Saint-Malo est le foyer du mouvement maritime et commercial dans le pays dont les limites viennent d’être indiquées. Cette contrée, riche d’une agriculture à laquelle il reste encore d’importantes conquêtes à faire, est habitée par une race d’hommes religieuse, vaillante, droite de cœur et d’esprit, constante dans ses entreprises et dans ses affections, quittant avec joie le sol natal pour les expéditions les plus périlleuses et les plus lointaines, mais toujours ramenée au foyer paternel par d’invincibles attachemens. Les grandes choses qu’ont faites les Malouins, le rang qu’ils tiennent encore dans notre navigation, témoignent de ce qu’ils seraient en état d’accomplir, et aucune partie, des côtes de France n’offre, dans les hommes et dans les choses, plus de ressources pour la reconstitution de notre marine que celle-ci. Je n’ai pas besoin de dire que le terme de Malouins ne désigne pas uniquement les habitans des 21 hectares sur lesquels est bâtie la ville de Saint-Malo : il s’applique à tout le quartier d’inscription maritime où se formaient les équipages de Jacques Cartier, de La Barbinais, de Duguay-Trouin, de Surcouf, et c’est ainsi que l’entendait Louis XIV, lorsque, dans ses ordonnances des 18 mars 1655, 14 janvier et 10 mars 1668, il prescrivait que le vaisseau-amiral de ses flottes fût toujours exclusivement monté par des matelots, officiers-mariniers et canonniers malouins.

La Rance, qui forme la rade, le port et l’établissement maritime de Saint-Malo, divise le pays adjacent en trois parties, dont les relations commerciales, bien que convergentes vers un même but, empruntent ou réclament des voies essentiellement distinctes. Ces trois parties sont la rive droite, la rive gauche de la Rance maritime, et le bassin du canal d’Ille-et-Rance, qui met aujourd’hui l’atterrage de Saint-Malo en communication avec Rennes, le cours de la Vilaine et le canal de Nantes à Brest.

La presqu’ile qui sépare la rade de la Rance de celle de Cancale a 14 kilomètres de largeur, et, de l’une à l’autre, la côte court à l’est-nord-est.
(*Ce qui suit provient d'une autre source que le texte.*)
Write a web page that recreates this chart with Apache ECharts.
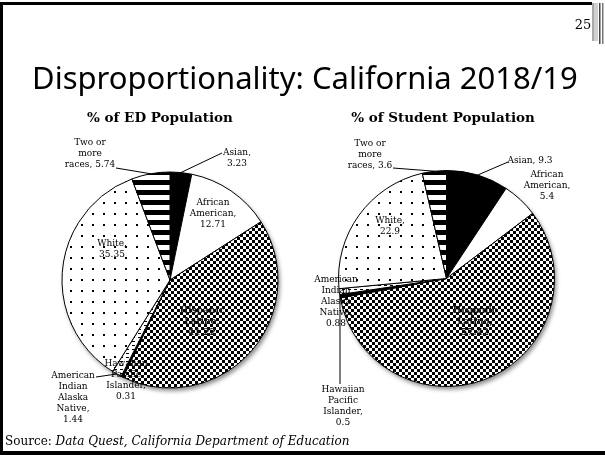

Inégale et déchirée, elle projette au travers des flots les pointes rocheuses de la Varde, du Meinga et du Grouin de Cancale, puis se retourne brusquement vers le sud ; des roches nombreuses, dont une grande partie sont couvertes à la haute mer, forment en avant un rempart d’écueils. Le long et à une certaine distance de la mer, le gneiss perce de tous côtés un manteau de sables siliceux que lui ont jeté les vents du large : ces sables sont fixés par un gazon grossier, et les essais de culture dont ils ont été l’objet ont tous réussi.